> [Problem]:
Check every line of the entries that follow, and copy the ones containing "this".
## begin
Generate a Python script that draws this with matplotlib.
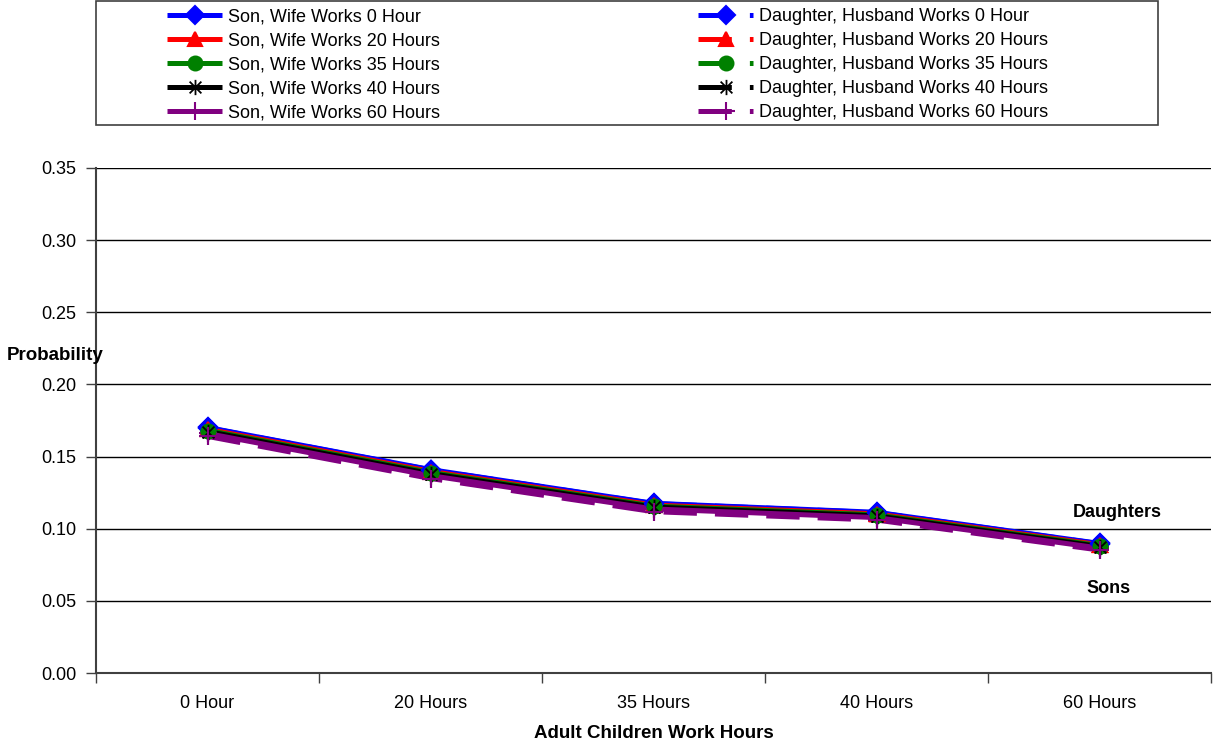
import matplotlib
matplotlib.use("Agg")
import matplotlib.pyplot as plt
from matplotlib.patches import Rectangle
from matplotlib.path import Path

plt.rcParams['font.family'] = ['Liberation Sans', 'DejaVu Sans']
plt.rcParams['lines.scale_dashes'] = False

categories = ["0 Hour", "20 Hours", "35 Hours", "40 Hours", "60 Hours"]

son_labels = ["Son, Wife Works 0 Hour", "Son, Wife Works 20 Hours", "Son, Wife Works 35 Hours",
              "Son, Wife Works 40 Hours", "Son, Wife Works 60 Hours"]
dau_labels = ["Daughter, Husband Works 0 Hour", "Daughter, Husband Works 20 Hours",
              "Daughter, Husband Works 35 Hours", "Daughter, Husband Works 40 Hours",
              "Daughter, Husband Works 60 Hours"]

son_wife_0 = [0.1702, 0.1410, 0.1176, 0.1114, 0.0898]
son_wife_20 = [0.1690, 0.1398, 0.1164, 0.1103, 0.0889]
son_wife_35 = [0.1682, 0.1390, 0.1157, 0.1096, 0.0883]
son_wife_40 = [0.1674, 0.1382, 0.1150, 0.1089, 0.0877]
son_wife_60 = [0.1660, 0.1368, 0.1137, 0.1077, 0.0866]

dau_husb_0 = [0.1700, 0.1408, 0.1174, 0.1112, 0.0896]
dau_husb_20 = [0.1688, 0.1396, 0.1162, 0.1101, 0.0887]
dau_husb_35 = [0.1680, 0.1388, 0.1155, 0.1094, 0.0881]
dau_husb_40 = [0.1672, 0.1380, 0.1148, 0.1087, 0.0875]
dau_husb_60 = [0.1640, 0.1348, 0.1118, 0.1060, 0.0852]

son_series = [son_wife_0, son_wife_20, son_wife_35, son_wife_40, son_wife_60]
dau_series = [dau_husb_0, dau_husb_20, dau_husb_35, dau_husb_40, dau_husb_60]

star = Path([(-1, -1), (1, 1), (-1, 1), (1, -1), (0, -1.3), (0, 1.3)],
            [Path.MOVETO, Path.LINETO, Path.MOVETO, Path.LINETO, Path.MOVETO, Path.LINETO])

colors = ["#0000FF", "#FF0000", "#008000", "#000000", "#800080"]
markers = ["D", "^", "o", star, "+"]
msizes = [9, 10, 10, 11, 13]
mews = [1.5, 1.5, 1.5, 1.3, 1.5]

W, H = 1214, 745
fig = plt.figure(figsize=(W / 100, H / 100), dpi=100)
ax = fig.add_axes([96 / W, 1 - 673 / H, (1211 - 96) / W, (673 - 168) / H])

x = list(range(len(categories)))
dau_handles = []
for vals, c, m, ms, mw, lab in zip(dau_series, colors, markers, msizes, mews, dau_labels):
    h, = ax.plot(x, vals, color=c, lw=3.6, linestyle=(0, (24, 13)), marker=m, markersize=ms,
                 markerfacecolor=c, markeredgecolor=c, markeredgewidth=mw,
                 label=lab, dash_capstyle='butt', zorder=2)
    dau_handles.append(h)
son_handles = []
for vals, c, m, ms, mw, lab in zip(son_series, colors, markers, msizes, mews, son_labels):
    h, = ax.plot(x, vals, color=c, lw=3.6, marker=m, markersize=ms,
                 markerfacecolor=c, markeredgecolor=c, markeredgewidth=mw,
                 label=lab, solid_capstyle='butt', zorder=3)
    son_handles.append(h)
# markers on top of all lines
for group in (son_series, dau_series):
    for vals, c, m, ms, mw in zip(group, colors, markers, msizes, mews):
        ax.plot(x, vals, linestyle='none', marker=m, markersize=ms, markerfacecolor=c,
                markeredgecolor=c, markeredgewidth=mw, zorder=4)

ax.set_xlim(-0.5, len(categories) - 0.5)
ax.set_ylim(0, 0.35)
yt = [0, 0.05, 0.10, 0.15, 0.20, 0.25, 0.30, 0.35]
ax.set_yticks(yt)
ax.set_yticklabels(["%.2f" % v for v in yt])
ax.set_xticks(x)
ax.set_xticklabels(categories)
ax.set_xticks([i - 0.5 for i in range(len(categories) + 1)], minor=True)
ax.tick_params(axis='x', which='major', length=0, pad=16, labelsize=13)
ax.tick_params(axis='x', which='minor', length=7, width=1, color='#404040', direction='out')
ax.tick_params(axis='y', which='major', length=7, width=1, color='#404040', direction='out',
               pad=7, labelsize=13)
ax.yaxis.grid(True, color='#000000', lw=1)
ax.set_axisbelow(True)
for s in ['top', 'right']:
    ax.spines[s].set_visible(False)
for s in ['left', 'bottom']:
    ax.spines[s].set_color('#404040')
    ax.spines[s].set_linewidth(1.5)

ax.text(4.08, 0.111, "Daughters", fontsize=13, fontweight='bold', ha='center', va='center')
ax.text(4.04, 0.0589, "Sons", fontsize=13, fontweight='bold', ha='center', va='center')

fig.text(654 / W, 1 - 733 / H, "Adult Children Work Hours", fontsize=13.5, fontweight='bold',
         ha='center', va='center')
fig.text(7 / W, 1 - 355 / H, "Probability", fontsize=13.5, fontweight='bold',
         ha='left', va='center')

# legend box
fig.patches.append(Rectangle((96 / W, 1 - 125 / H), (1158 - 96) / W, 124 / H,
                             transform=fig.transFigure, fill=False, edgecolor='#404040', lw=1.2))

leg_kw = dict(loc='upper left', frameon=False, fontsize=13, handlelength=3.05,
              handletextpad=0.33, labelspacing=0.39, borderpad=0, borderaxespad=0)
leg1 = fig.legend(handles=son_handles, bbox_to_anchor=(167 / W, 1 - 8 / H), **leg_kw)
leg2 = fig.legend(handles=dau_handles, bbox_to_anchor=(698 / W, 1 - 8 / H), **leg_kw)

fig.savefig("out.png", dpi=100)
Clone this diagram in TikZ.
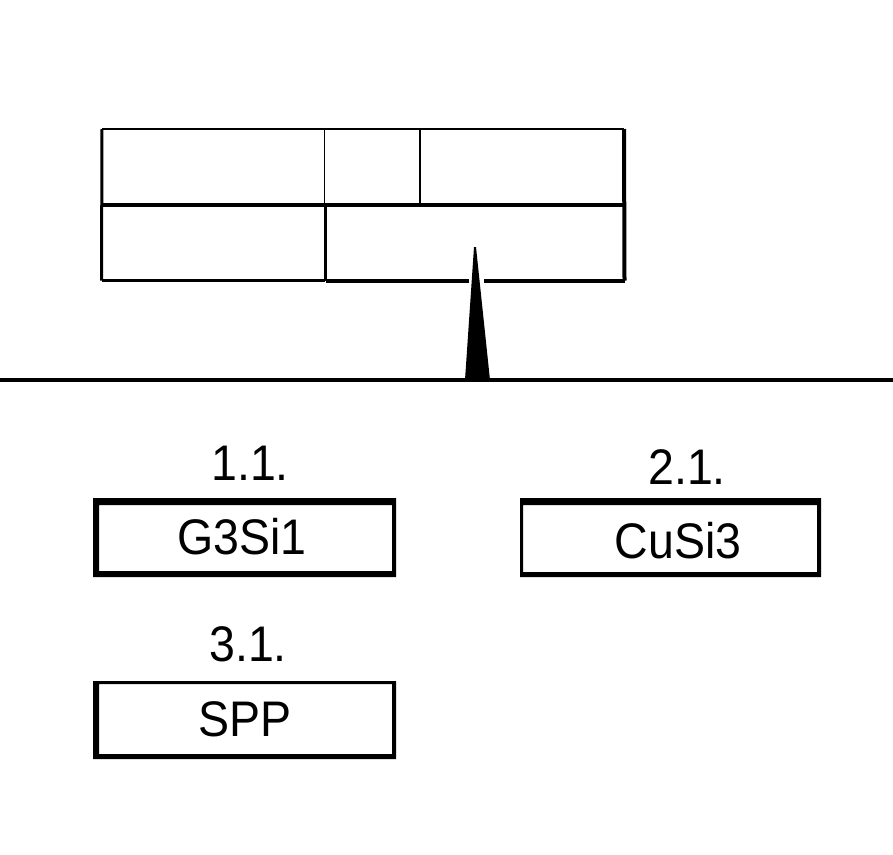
## end
> [Problem solution]:
Generate a Python script that draws this with matplotlib.
Clone this diagram in TikZ.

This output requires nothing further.